No More Shall We Part (2011 - Remaster)

Arriving three years after The Bad Seeds’ inaugural best-of collection, this stately 2001 follow-up to The Boatman’s Call is also Nick Cave’s first album after successfully battling drug and alcohol addiction. Since 1994’s breakthrough Let Love In, Cave had found himself growing ever more respected as a songwriter on the global stage. Mostly valuing understatement over the threat of bombast, these songs mingle melancholy romance with Cave’s long-favoured Old Testament themes. Cave makes no secret of his inclinations with song titles like “God Is in the House” and “Oh My Lord”, but there are always more subtleties waiting to reward close listening. And despite the intimacy of songs like the opener “As I Sat Sadly by Her Side”, there’s a gorgeous cinematic sweep to the string arrangements there and elsewhere (observe the gentle crescendo finishing off “We Came Along This Road”). Cave and company never feel rushed; the early highlight “Hallelujah” approaches eight minutes, culminating in a memorable vocal section from folk legends Kate and Anna McGarrigle.
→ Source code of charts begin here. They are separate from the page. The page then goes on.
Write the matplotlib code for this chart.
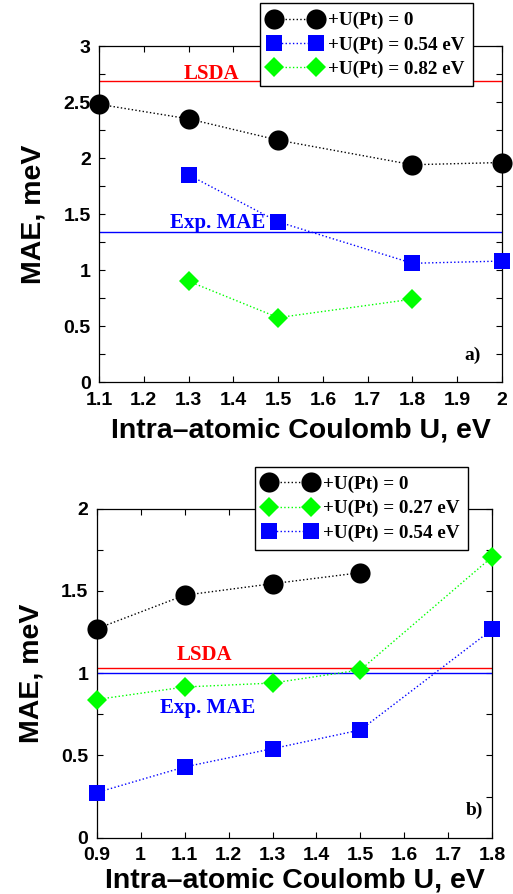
import matplotlib
matplotlib.use('Agg')
import matplotlib.pyplot as plt
from matplotlib.ticker import MultipleLocator, FormatStrFormatter

# panel a)
u_a = [1.1, 1.3, 1.5, 1.8, 2.0]
mae_a_u0 = [2.48, 2.35, 2.16, 1.94, 1.96]
u_a_054 = [1.3, 1.5, 1.8, 2.0]
mae_a_054 = [1.85, 1.43, 1.06, 1.08]
u_a_082 = [1.3, 1.5, 1.8]
mae_a_082 = [0.90, 0.575, 0.74]
lsda_a = 2.685
exp_a = 1.343

# panel b)
u_b = [0.9, 1.1, 1.3, 1.5, 1.8]
mae_b_u0 = [1.27, 1.474, 1.544, 1.611]
mae_b_027 = [0.84, 0.916, 0.94, 1.02, 1.708]
mae_b_054 = [0.274, 0.43, 0.541, 0.655, 1.267]
lsda_b = 1.03
exp_b = 1.0

SANS = 'Liberation Sans'
SERIF = 'Liberation Serif'
BLUE = '#0000ff'
GREEN = '#00ff00'

fig = plt.figure(figsize=(5.13, 8.94), dpi=100)


def style_axes(ax, xmin, xmax, ymax, xticks, xpad):
    ax.set_xlim(xmin, xmax)
    ax.set_ylim(0, ymax)
    ax.set_xticks(xticks)
    ax.xaxis.set_minor_locator(MultipleLocator(0.1))
    ax.yaxis.set_major_locator(MultipleLocator(0.5))
    ax.yaxis.set_minor_locator(MultipleLocator(0.25))
    ax.yaxis.set_major_formatter(FormatStrFormatter('%g'))
    ax.tick_params(which='both', direction='in', top=True, right=True,
                   length=4, width=0.8, labelsize=14)
    ax.tick_params(axis='y', pad=6)
    ax.tick_params(axis='x', pad=7)
    ax.set_xticklabels(['%g' % t for t in xticks])
    for lab in ax.get_xticklabels() + ax.get_yticklabels():
        lab.set_fontfamily(SANS)
        lab.set_fontweight('bold')
    for s in ax.spines.values():
        s.set_linewidth(0.9)
    ax.set_xlabel('Intra\u2013atomic Coulomb U, eV', fontsize=20.5,
                  fontfamily=SANS, fontweight='bold', labelpad=xpad)
    ax.set_ylabel('MAE, meV', fontsize=20.5, fontfamily=SANS,
                  fontweight='bold', labelpad=12)


def series(ax, x, y, color, marker, ms, label):
    ax.plot(x, y, linestyle=':', linewidth=1.0, color=color, marker=marker,
            markersize=ms, markeredgewidth=0, label=label, clip_on=False,
            zorder=4)


def add_legend(ax, anchor):
    leg = ax.legend(loc='upper left', bbox_to_anchor=anchor,
                    bbox_transform=fig.transFigure, numpoints=2,
                    handlelength=2.75, handletextpad=0.35, borderpad=0.45,
                    labelspacing=0.35, borderaxespad=0,
                    prop={'family': SERIF, 'weight': 'bold', 'size': 13.8},
                    fancybox=False, framealpha=1, edgecolor='black')
    leg.get_frame().set_linewidth(1.0)
    leg.set_zorder(10)
    return leg


def note(ax, x, y, s, color, size=15):
    ax.text(x, y, s, color=color, fontfamily=SERIF, fontweight='bold',
            fontsize=size, ha='center', va='baseline')


# ---- a)
ax1 = fig.add_axes([0.193, 0.5727, 0.7856, 0.3758])
ax1.axhline(lsda_a, color='red', linewidth=1.0, zorder=2)
ax1.axhline(exp_a, color=BLUE, linewidth=1.0, zorder=2)
series(ax1, u_a, mae_a_u0, 'black', 'o', 14.5, '+U(Pt) = 0')
series(ax1, u_a_054, mae_a_054, BLUE, 's', 12, '+U(Pt) = 0.54 eV')
series(ax1, u_a_082, mae_a_082, GREEN, 'D', 10.2, '+U(Pt) = 0.82 eV')
style_axes(ax1, 1.1, 2.0, 3.0,
           [1.1, 1.2, 1.3, 1.4, 1.5, 1.6, 1.7, 1.8, 1.9, 2.0], 6)
note(ax1, 1.352, 2.71, 'LSDA', 'red')
note(ax1, 1.366, 1.375, 'Exp. MAE', BLUE)
note(ax1, 1.935, 0.2, 'a)', 'black', 14)
add_legend(ax1, (0.5068, 0.9963))

# ---- b)
ax2 = fig.add_axes([0.1885, 0.063, 0.7712, 0.368])
ax2.axhline(lsda_b, color='red', linewidth=1.0, zorder=2)
ax2.axhline(exp_b, color=BLUE, linewidth=1.0, zorder=2)
series(ax2, u_b[:4], mae_b_u0, 'black', 'o', 14.5, '+U(Pt) = 0')
series(ax2, u_b, mae_b_027, GREEN, 'D', 10.2, '+U(Pt) = 0.27 eV')
series(ax2, u_b, mae_b_054, BLUE, 's', 12, '+U(Pt) = 0.54 eV')
style_axes(ax2, 0.9, 1.8, 2.0,
           [0.9, 1.0, 1.1, 1.2, 1.3, 1.4, 1.5, 1.6, 1.7, 1.8], 2)
note(ax2, 1.145, 1.08, 'LSDA', 'red')
note(ax2, 1.153, 0.756, 'Exp. MAE', BLUE)
note(ax2, 1.76, 0.138, 'b)', 'black', 14)
add_legend(ax2, (0.497, 0.4776))

fig.savefig('out.png', dpi=100)
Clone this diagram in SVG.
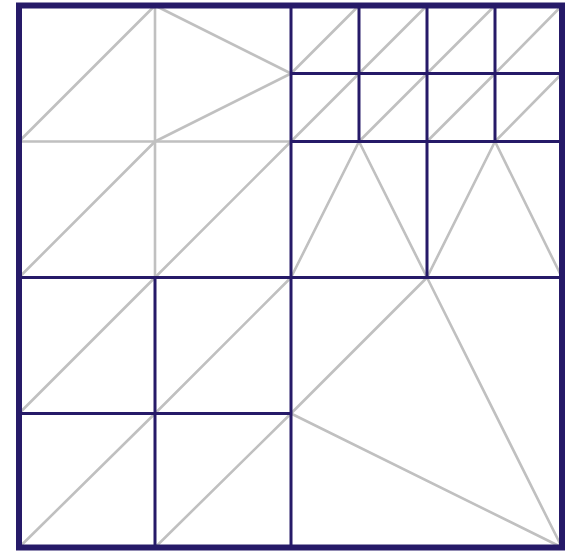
<svg xmlns="http://www.w3.org/2000/svg" width="568" height="552" viewBox="0 0 568 552">
<style>
.g{stroke:#c0c0c0;stroke-width:2.6;fill:none;stroke-linecap:round}
.n{stroke:#261a68;stroke-width:3;fill:none}
.b{stroke:#261a68;stroke-width:6;fill:none}
</style>
<rect width="568" height="552" fill="#ffffff"/>
<g id="triangles" class="g">
<line x1="155" y1="5.5" x2="155" y2="277.5"/>
<line x1="19" y1="141.5" x2="291" y2="141.5"/>
<line x1="19" y1="141.5" x2="155" y2="5.5"/>
<line x1="155" y1="5.5" x2="291" y2="73.5"/>
<line x1="155" y1="141.5" x2="291" y2="73.5"/>
<line x1="19" y1="277.5" x2="155" y2="141.5"/>
<line x1="155" y1="277.5" x2="291" y2="141.5"/>
<line x1="291" y1="73.5" x2="359" y2="5.5"/>
<line x1="359" y1="73.5" x2="427" y2="5.5"/>
<line x1="427" y1="73.5" x2="495" y2="5.5"/>
<line x1="495" y1="73.5" x2="562" y2="5.5"/>
<line x1="291" y1="141.5" x2="359" y2="73.5"/>
<line x1="359" y1="141.5" x2="427" y2="73.5"/>
<line x1="427" y1="141.5" x2="495" y2="73.5"/>
<line x1="495" y1="141.5" x2="562" y2="73.5"/>
<line x1="359" y1="141.5" x2="291" y2="277.5"/>
<line x1="359" y1="141.5" x2="427" y2="277.5"/>
<line x1="495" y1="141.5" x2="427" y2="277.5"/>
<line x1="495" y1="141.5" x2="562" y2="277.5"/>
<line x1="19" y1="413.5" x2="155" y2="277.5"/>
<line x1="155" y1="413.5" x2="291" y2="277.5"/>
<line x1="19" y1="547.5" x2="155" y2="413.5"/>
<line x1="155" y1="547.5" x2="291" y2="413.5"/>
<line x1="291" y1="413.5" x2="427" y2="277.5"/>
<line x1="427" y1="277.5" x2="562" y2="547.5"/>
<line x1="291" y1="413.5" x2="562" y2="547.5"/>
</g>
<g id="cells" class="n">
<line x1="291" y1="5.5" x2="291" y2="547.5"/>
<line x1="19" y1="277.5" x2="562" y2="277.5"/>
<line x1="291" y1="73.5" x2="562" y2="73.5"/>
<line x1="291" y1="141.5" x2="562" y2="141.5"/>
<line x1="359" y1="5.5" x2="359" y2="141.5"/>
<line x1="495" y1="5.5" x2="495" y2="141.5"/>
<line x1="427" y1="5.5" x2="427" y2="277.5"/>
<line x1="155" y1="277.5" x2="155" y2="547.5"/>
<line x1="19" y1="413.5" x2="291" y2="413.5"/>
</g>
<g id="border">
<rect class="b" x="19" y="5.5" width="543" height="542"/>
</g>
</svg>
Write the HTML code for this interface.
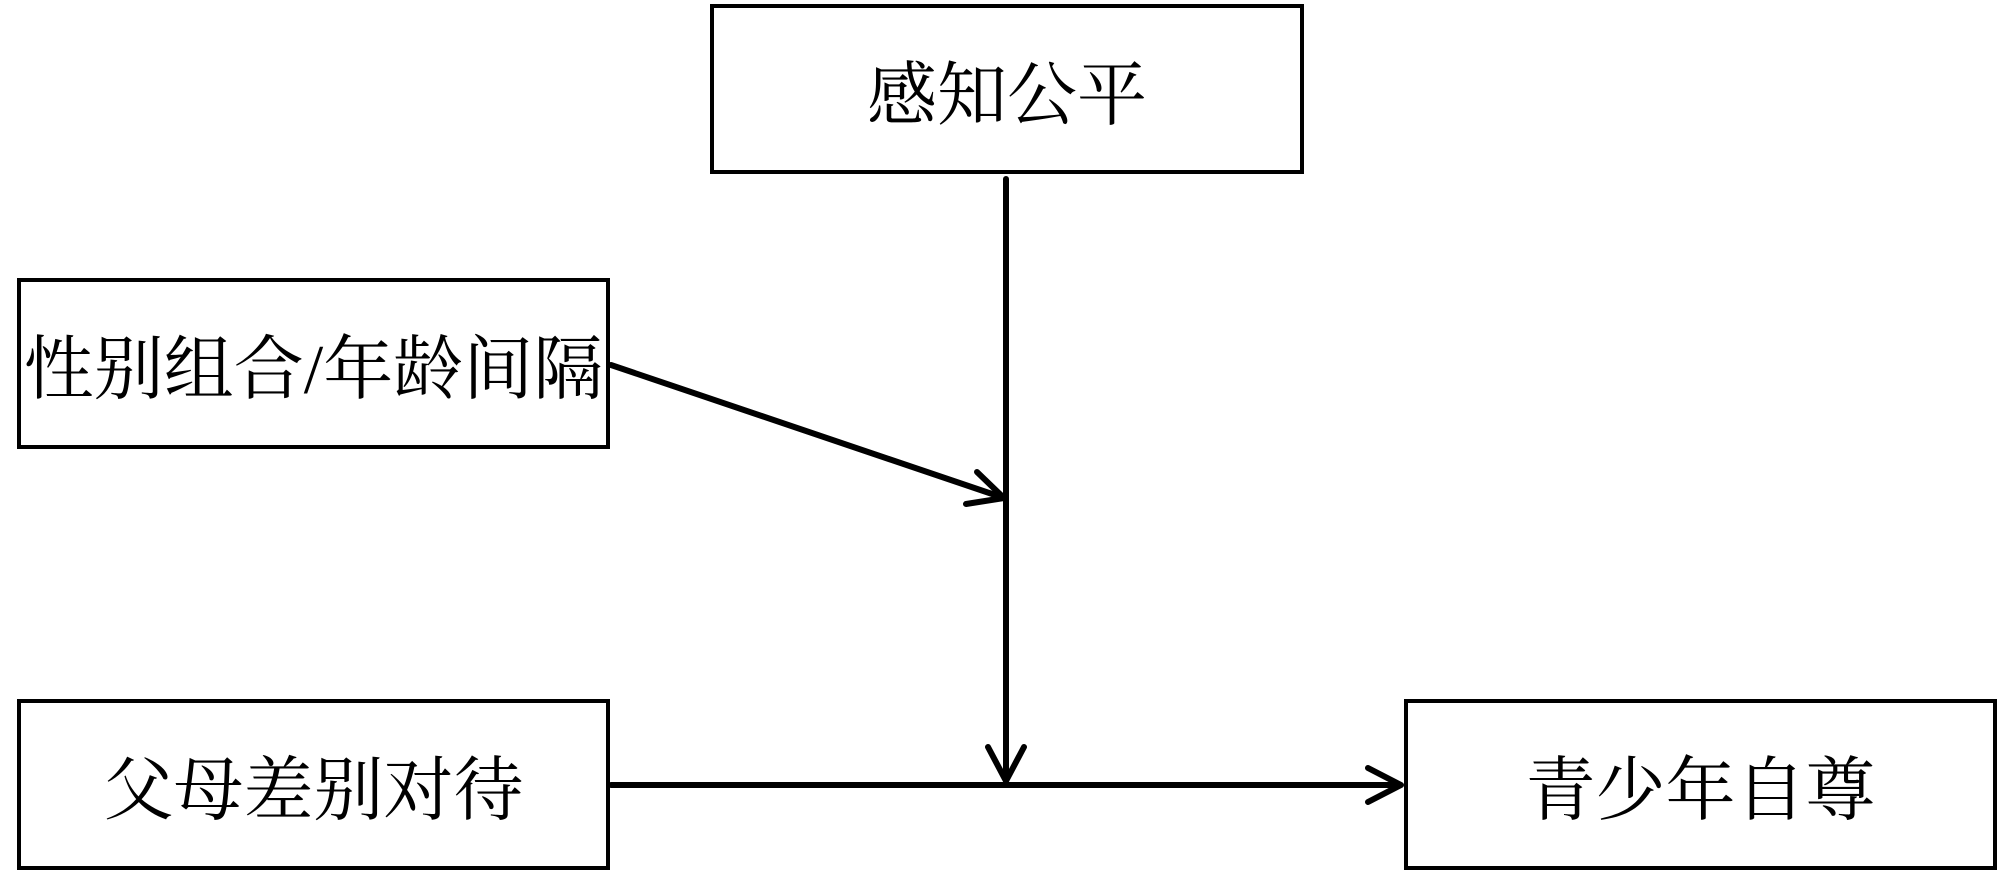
<!DOCTYPE html>
<html><head><meta charset="utf-8"><style>
html,body{margin:0;padding:0;background:#fff;}
body{width:2000px;height:875px;position:relative;overflow:hidden;}
.b{position:absolute;border:4px solid #000;box-sizing:border-box;display:flex;align-items:center;justify-content:center;font-family:"Liberation Serif","Noto Serif CJK SC",serif;font-size:70px;color:#000;background:#fff;}
svg{position:absolute;left:0;top:0;}
</style></head><body>
<div class="b" style="left:710px;top:4px;width:594px;height:170px;">感知公平</div>
<div class="b" style="left:17px;top:278px;width:593px;height:171px;">性别组合/年龄间隔</div>
<div class="b" style="left:17px;top:699px;width:593px;height:171px;">父母差别对待</div>
<div class="b" style="left:1404px;top:699px;width:593px;height:171px;">青少年自尊</div>
<svg width="2000" height="875" viewBox="0 0 2000 875">
<g stroke="#000" stroke-width="6" fill="none" stroke-linecap="round" stroke-linejoin="round">
<line x1="1006" y1="179" x2="1006" y2="780"/>
<polyline points="988,747 1006,781 1024,747"/>
<line x1="611" y1="365" x2="1004" y2="498"/>
<polyline points="977,472 1004,498 966,504"/>
<line x1="611" y1="785" x2="1400" y2="785"/>
<polyline points="1368,768 1401,785 1368,802"/>
</g>
</svg>
</body></html>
The songwriter’s own singing feels more tentative and vulnerable too, as if he’s finding his preferred register all over again. Compared to the ferocious vocal turns that punctuate his work before and after this, these performances are, largely, quiet and tender. Yet there’s more here than funereal balladry: “Fifteen Feet of Pure White Snow” rides jazzy piano and unabashed rock guitar to an uplifting group chorus, while “The Sorrowful Wife” represents the album’s closest brush with thundering rock catharsis. Individual arrangements are given intense focus by repeat Bad Seeds producer Tony Cohen; closing track “Darker With the Day” starts by hanging closely on quivering piano notes, violin plucks and bass rustlings as Cave sings nakedly of Biblical portent: “I found a woolly lamb dozing in an issue of blood/And a gilled Jesus shivering on a fisherman’s hook.” Featuring co-writes and several string parts by Dirty Three’s Warren Ellis, No More Shall We Part foreshadows a new chapter for The Bad Seeds that would arrive later in the decade. Beyond the band itself, the partnership between Cave and Ellis would yield many striking soundtracks from the mid-2000s onward, and by the early 2020s they were also releasing intimate albums as a duo.